We made so many changes that hardly anything is seasonal anymore. Everything is available all the time. A mango in November was unthinkable in my childhood for me, but I can easily buy mangoes throughout the year at roughly the same price. same goes out for watermelons, strawberries and apples.

We did so many things to keep the produce prices low, deviated from so many good practices and all those changes were so gradual that people accepted them. The world population just keeps growing, our consumption keeps growing and yet we roughly use the same amount of land that we had before for farming.

While these changes were taking place, two kinds of people really stood up for a food revolution. Firstly, the farmers who did not want to get away from doing the right things stood their ground and refused to make these adjustments to maintain their product quality. Secondly, some of the consumers who had this awareness of benefits of these practices kept buying these things at the now changed prices.

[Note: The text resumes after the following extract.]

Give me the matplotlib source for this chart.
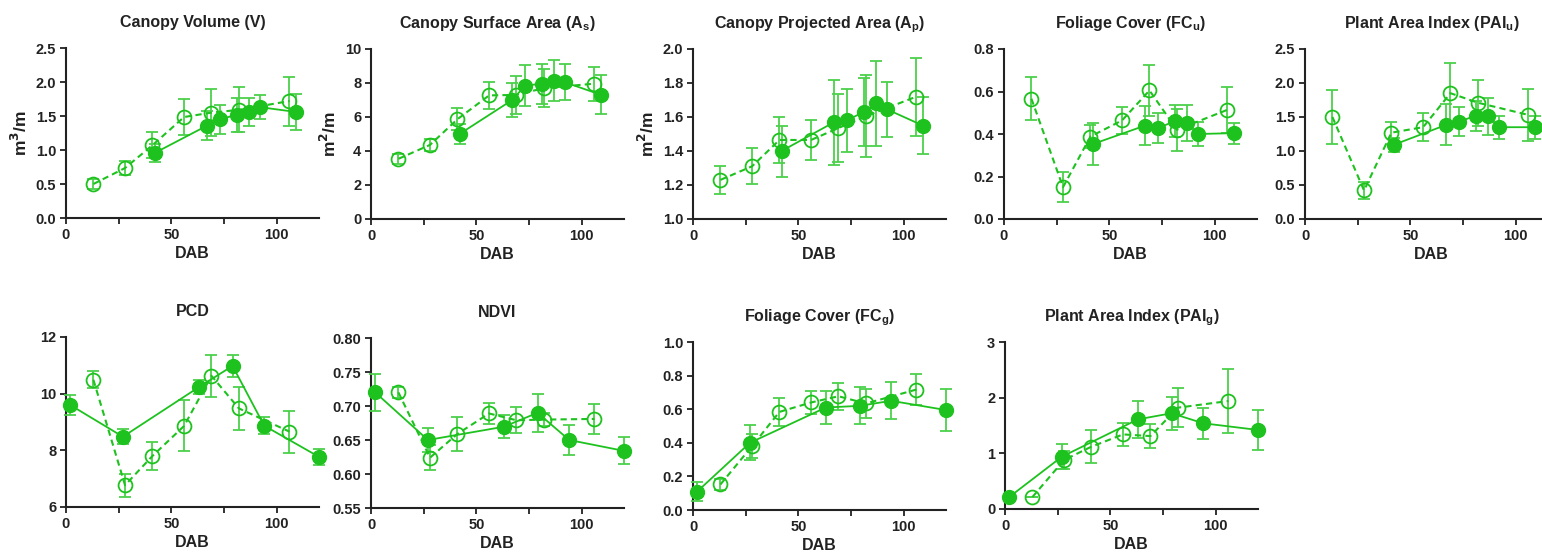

This is the beginning of the the new 'organic' I think. Those were the people who did not ask the question, why is this stuff so expensive. They asked the question, why is that other stuff priced low. Where could they have cut corners. It is a shift in thinking that makes a difference. What we buy really indirectly sends the message. with more people starting to buy the right stuff, the big supermarkets will have no choice but to stock the right stuff more and more.

Supermarkets are a reflection of society's buying habits. We see so much canned food and frozen foods around us occupying more than half the shelves and the produce reduced to a single aisle in the supermarket with a division between a small organic section and the other regular stuff. It is a crazy world where a can of apple juice costs less than if you were to buy apples and make juice out of them.

I am not suggesting we all buy apples instead of apple juice or buy the fresh stuff instead of canned or buy organic instead of regular. The pace of modern life has changed our lifestyle which we have to live with. I understand that for some of the lower and middle incomes, grocery costs can constitute for up to 10 percent of their after tax income and for them to move to a costlier product is not always feasible. And the world's resources would be put to a lot of strain if every animal or animal product that we consume were to come from pasture raised, non gmo, no growth hormones, no stress environment.

I think this debate is endless. We can never have a definitive agreement on either side, but we can make an informed choice rather than our grocery store influencing us by putting a fancy label. If we don't we might end up with a 3 tier structure. Regular, premium and extra-premium. I hope that never happens with food.